### PROVIDED DATA
_____

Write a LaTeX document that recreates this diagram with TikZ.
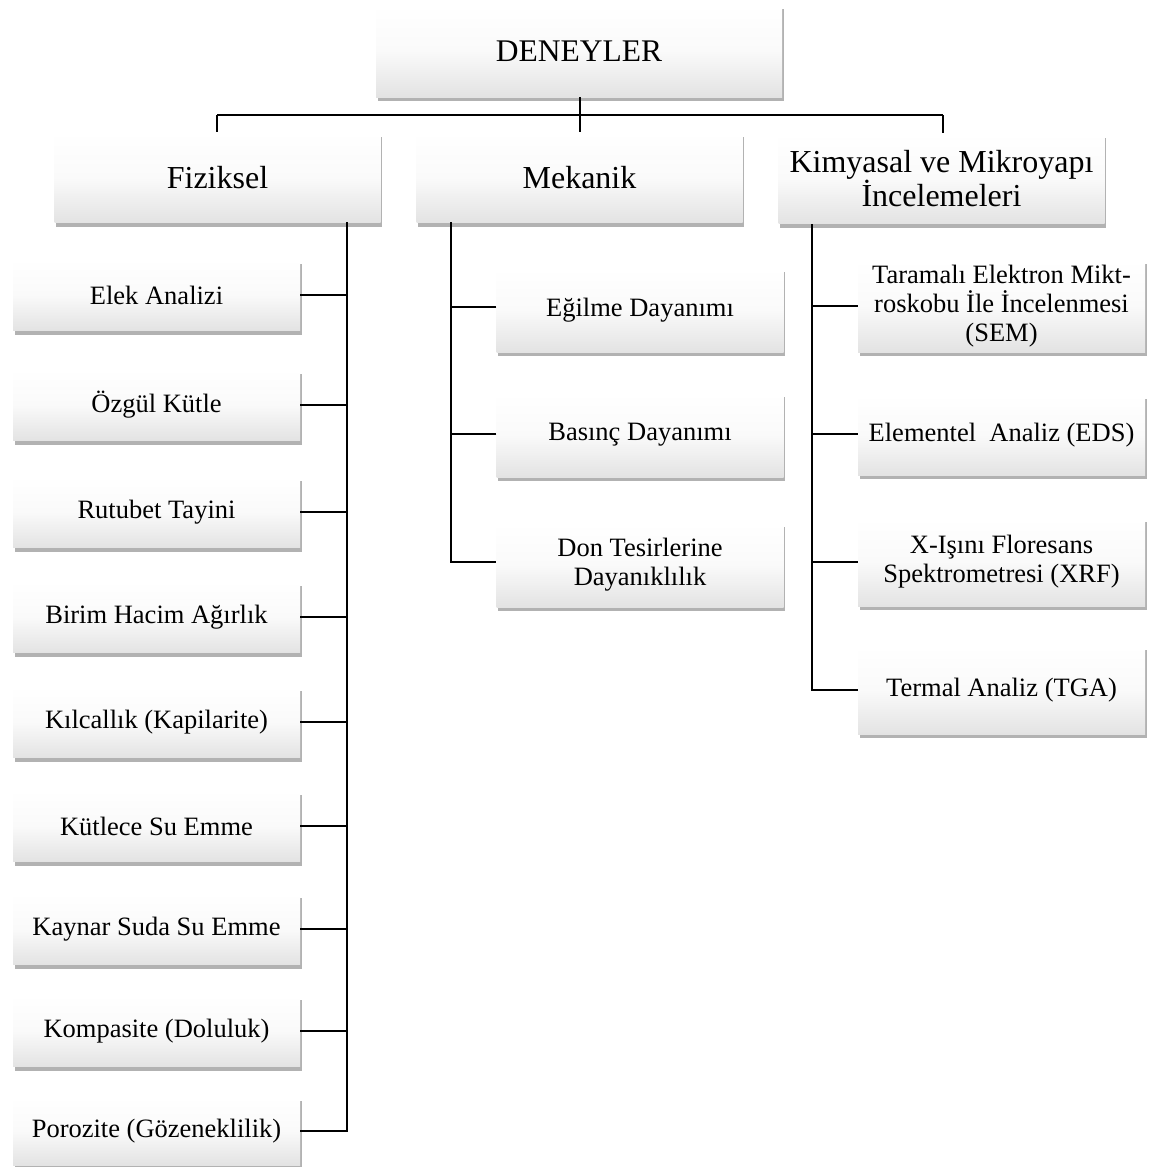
\documentclass[tikz,border=0pt]{standalone}
\usepackage{fontspec}
\setmainfont{Liberation Serif}
\usetikzlibrary{shadows}
\begin{document}
\begin{tikzpicture}[x=1pt,y=-1pt,
  box/.style={draw=none, top color=white, bottom color=gray!22, middle color=white!96!gray,
    drop shadow={shadow xshift=1.5pt, shadow yshift=-4pt, opacity=0.5, fill=gray!80!black},
    align=center, inner sep=0pt, text=black},
  topbox/.style={box, minimum width=406pt, minimum height=92pt, font=\fontsize{31.5}{34}\selectfont},
  midbox/.style={box, minimum width=326pt, minimum height=90pt, font=\fontsize{32}{33}\selectfont},
  leafL/.style={box, minimum width=287pt, minimum height=71pt, font=\fontsize{26.5}{29}\selectfont},
  leafR/.style={box, minimum width=287pt, minimum height=84pt, font=\fontsize{26.5}{29}\selectfont},
  conn/.style={line width=2.4pt, black}]
\useasboundingbox (0,0) rectangle (1160,1167);
% top
\node[topbox] (top) at (579,51) {DENEYLER};
% level 2
\node[midbox] (fiz) at (217.5,177.5) {Fiziksel};
\node[midbox] (mek) at (579.5,177.5) {Mekanik};
\node[midbox] (kim) at (941.5,178.5) {Kimyasal ve Mikroyapı\\İncelemeleri};
% left leaves
\node[leafL] (l1) at (156.5,295) {Elek Analizi};
\node[leafL] (l2) at (156.5,405) {Özgül Kütle};
\node[leafL] (l3) at (156.5,512) {Rutubet Tayini};
\node[leafL] (l4) at (156.5,617) {Birim Hacim Ağırlık};
\node[leafL] (l5) at (156.5,722) {Kılcallık (Kapilarite)};
\node[leafL] (l6) at (156.5,826) {Kütlece Su Emme};
\node[leafL] (l7) at (156.5,929) {Kaynar Suda Su Emme};
\node[leafL] (l8) at (156.5,1031) {Kompasite (Doluluk)};
\node[leafL, minimum height=68pt] (l9) at (156.5,1131) {Porozite (Gözeneklilik)};
% middle leaves
\node[leafR, minimum height=84pt] (m1) at (640,310) {Eğilme Dayanımı};
\node[leafR, minimum height=84pt] (m2) at (640,435) {Basınç Dayanımı};
\node[leafR, minimum height=84pt] (m3) at (640,565) {Don Tesirlerine\\Dayanıklılık};
% right leaves
\node[leafR, minimum height=92pt] (r1) at (1001.5,306) {Taramalı Elektron Mikt-\\roskobu İle İncelenmesi\\(SEM)};
\node[leafR, minimum height=80pt] (r2) at (1001.5,435) {Elementel~ Analiz (EDS)};
\node[leafR, minimum height=88pt] (r3) at (1001.5,562) {X-Işını Floresans\\Spektrometresi (XRF)};
\node[leafR, minimum height=88pt] (r4) at (1001.5,690) {Termal Analiz (TGA)};
% coordinates
\coordinate (hl) at (217,115);
\coordinate (hr) at (943,115);
\coordinate (hm) at (580,115);
\coordinate (tf) at (347,222);
\coordinate (tfb) at (347,1131);
\coordinate (tm) at (451,222);
\coordinate (tmb) at (451,562);
\coordinate (tk) at (812,224);
\coordinate (tkb) at (812,690);
% connectors
\draw[conn] (top.south -| hm) -- (hm);
\draw[conn] (hl) -- (hr);
\draw[conn] (hl) -- (fiz.north -| hl);
\draw[conn] (hm) -- (mek.north -| hm);
\draw[conn] (hr) -- (kim.north -| hr);
\draw[conn] (tf) -- (tfb) -- (l9.east |- tfb);
\foreach \n in {l1,l2,l3,l4,l5,l6,l7,l8}{\draw[conn] (\n.east) -- (\n.east -| tf);}
\draw[conn] (tm) -- (tmb) -- (m3.west |- tmb);
\draw[conn] (m1.west |- 0,307) -- (tm |- 0,307);
\draw[conn] (m2.west |- 0,434) -- (tm |- 0,434);
\draw[conn] (tk) -- (tkb) -- (r4.west |- tkb);
\draw[conn] (r1.west |- 0,306) -- (tk |- 0,306);
\draw[conn] (r2.west |- 0,434) -- (tk |- 0,434);
\draw[conn] (r3.west |- 0,562) -- (tk |- 0,562);
\end{tikzpicture}
\end{document}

_____

### GIVEN REQUEST
Write out the whole listing again, exactly, with no pictures.

### COMPLETE OUTPUT
Write a LaTeX document that recreates this diagram with TikZ.
\documentclass[tikz,border=0pt]{standalone}
\usepackage{fontspec}
\setmainfont{Liberation Serif}
\usetikzlibrary{shadows}
\begin{document}
\begin{tikzpicture}[x=1pt,y=-1pt,
  box/.style={draw=none, top color=white, bottom color=gray!22, middle color=white!96!gray,
    drop shadow={shadow xshift=1.5pt, shadow yshift=-4pt, opacity=0.5, fill=gray!80!black},
    align=center, inner sep=0pt, text=black},
  topbox/.style={box, minimum width=406pt, minimum height=92pt, font=\fontsize{31.5}{34}\selectfont},
  midbox/.style={box, minimum width=326pt, minimum height=90pt, font=\fontsize{32}{33}\selectfont},
  leafL/.style={box, minimum width=287pt, minimum height=71pt, font=\fontsize{26.5}{29}\selectfont},
  leafR/.style={box, minimum width=287pt, minimum height=84pt, font=\fontsize{26.5}{29}\selectfont},
  conn/.style={line width=2.4pt, black}]
\useasboundingbox (0,0) rectangle (1160,1167);
% top
\node[topbox] (top) at (579,51) {DENEYLER};
% level 2
\node[midbox] (fiz) at (217.5,177.5) {Fiziksel};
\node[midbox] (mek) at (579.5,177.5) {Mekanik};
\node[midbox] (kim) at (941.5,178.5) {Kimyasal ve Mikroyapı\\İncelemeleri};
% left leaves
\node[leafL] (l1) at (156.5,295) {Elek Analizi};
\node[leafL] (l2) at (156.5,405) {Özgül Kütle};
\node[leafL] (l3) at (156.5,512) {Rutubet Tayini};
\node[leafL] (l4) at (156.5,617) {Birim Hacim Ağırlık};
\node[leafL] (l5) at (156.5,722) {Kılcallık (Kapilarite)};
\node[leafL] (l6) at (156.5,826) {Kütlece Su Emme};
\node[leafL] (l7) at (156.5,929) {Kaynar Suda Su Emme};
\node[leafL] (l8) at (156.5,1031) {Kompasite (Doluluk)};
\node[leafL, minimum height=68pt] (l9) at (156.5,1131) {Porozite (Gözeneklilik)};
% middle leaves
\node[leafR, minimum height=84pt] (m1) at (640,310) {Eğilme Dayanımı};
\node[leafR, minimum height=84pt] (m2) at (640,435) {Basınç Dayanımı};
\node[leafR, minimum height=84pt] (m3) at (640,565) {Don Tesirlerine\\Dayanıklılık};
% right leaves
\node[leafR, minimum height=92pt] (r1) at (1001.5,306) {Taramalı Elektron Mikt-\\roskobu İle İncelenmesi\\(SEM)};
\node[leafR, minimum height=80pt] (r2) at (1001.5,435) {Elementel~ Analiz (EDS)};
\node[leafR, minimum height=88pt] (r3) at (1001.5,562) {X-Işını Floresans\\Spektrometresi (XRF)};
\node[leafR, minimum height=88pt] (r4) at (1001.5,690) {Termal Analiz (TGA)};
% coordinates
\coordinate (hl) at (217,115);
\coordinate (hr) at (943,115);
\coordinate (hm) at (580,115);
\coordinate (tf) at (347,222);
\coordinate (tfb) at (347,1131);
\coordinate (tm) at (451,222);
\coordinate (tmb) at (451,562);
\coordinate (tk) at (812,224);
\coordinate (tkb) at (812,690);
% connectors
\draw[conn] (top.south -| hm) -- (hm);
\draw[conn] (hl) -- (hr);
\draw[conn] (hl) -- (fiz.north -| hl);
\draw[conn] (hm) -- (mek.north -| hm);
\draw[conn] (hr) -- (kim.north -| hr);
\draw[conn] (tf) -- (tfb) -- (l9.east |- tfb);
\foreach \n in {l1,l2,l3,l4,l5,l6,l7,l8}{\draw[conn] (\n.east) -- (\n.east -| tf);}
\draw[conn] (tm) -- (tmb) -- (m3.west |- tmb);
\draw[conn] (m1.west |- 0,307) -- (tm |- 0,307);
\draw[conn] (m2.west |- 0,434) -- (tm |- 0,434);
\draw[conn] (tk) -- (tkb) -- (r4.west |- tkb);
\draw[conn] (r1.west |- 0,306) -- (tk |- 0,306);
\draw[conn] (r2.west |- 0,434) -- (tk |- 0,434);
\draw[conn] (r3.west |- 0,562) -- (tk |- 0,562);
\end{tikzpicture}
\end{document}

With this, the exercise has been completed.